Slate has a review of Whit Stillman's third installment of his "yuppie" chronicles, The Last Days of Disco:
Despite his reputation as a chronicler of WASP decline, and regardless of his engagement with issues of class and capital and labor, Stillman's real subject is society—small s and small scale: the dynamics of partygoing groups, the obligations of friendship, the "ferocious pairing off" (to use Charlotte's expression) that is the aim of courtship. These are universal. It's the style and tone that are eccentrically and unrepentantly uhb. It's one of the highest compliments you can pay a filmmaker to say that the characters he laughs with and at would be among the keenest admirers of his sensibility.

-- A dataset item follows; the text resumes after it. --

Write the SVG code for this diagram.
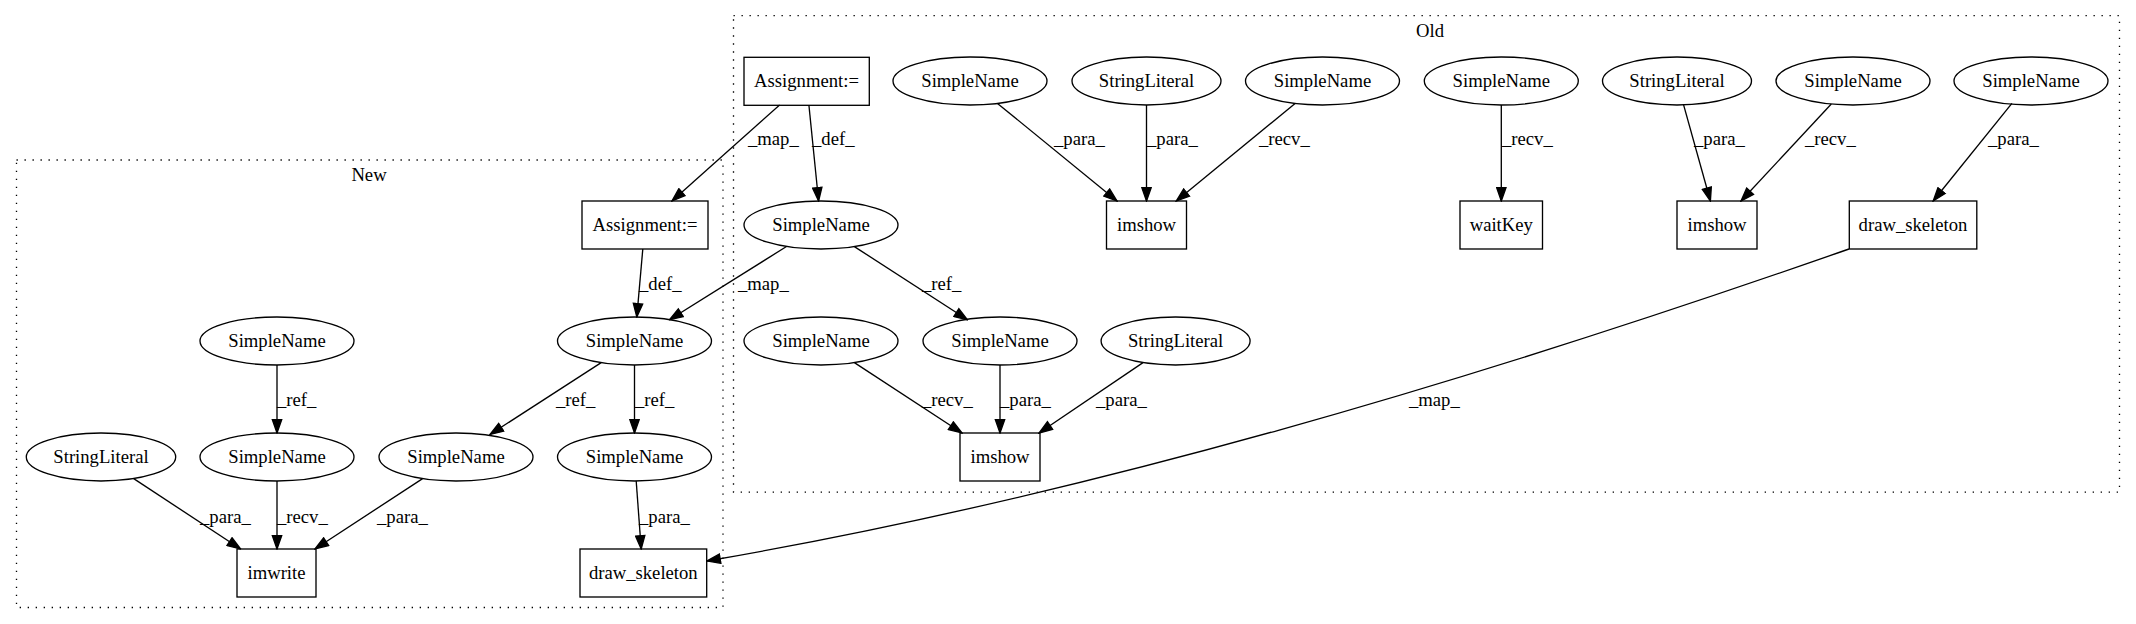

This weeks also saw the release of thirtysomething created by Edward Zwick and Marshall Herskovitz (who go on to make the equally exquisite teen drama My So-Called Life) and I agree with the author's conclusion, also over at Slate, since I wasn't even twentysomehting when it aired:
You know who loves to wallow in endless introspection and dwell on the teensy stumbling blocks of life? Adolescents. Which is, I now realize, why I adored the show when I watched it as a teenager. In retrospect, it makes perfect sense that Zwick and Herskovitz followed upthirtysomething with My So-Called Life. Here was another TV show about self-indulgent whiners, this time set in their natural habitat: high school.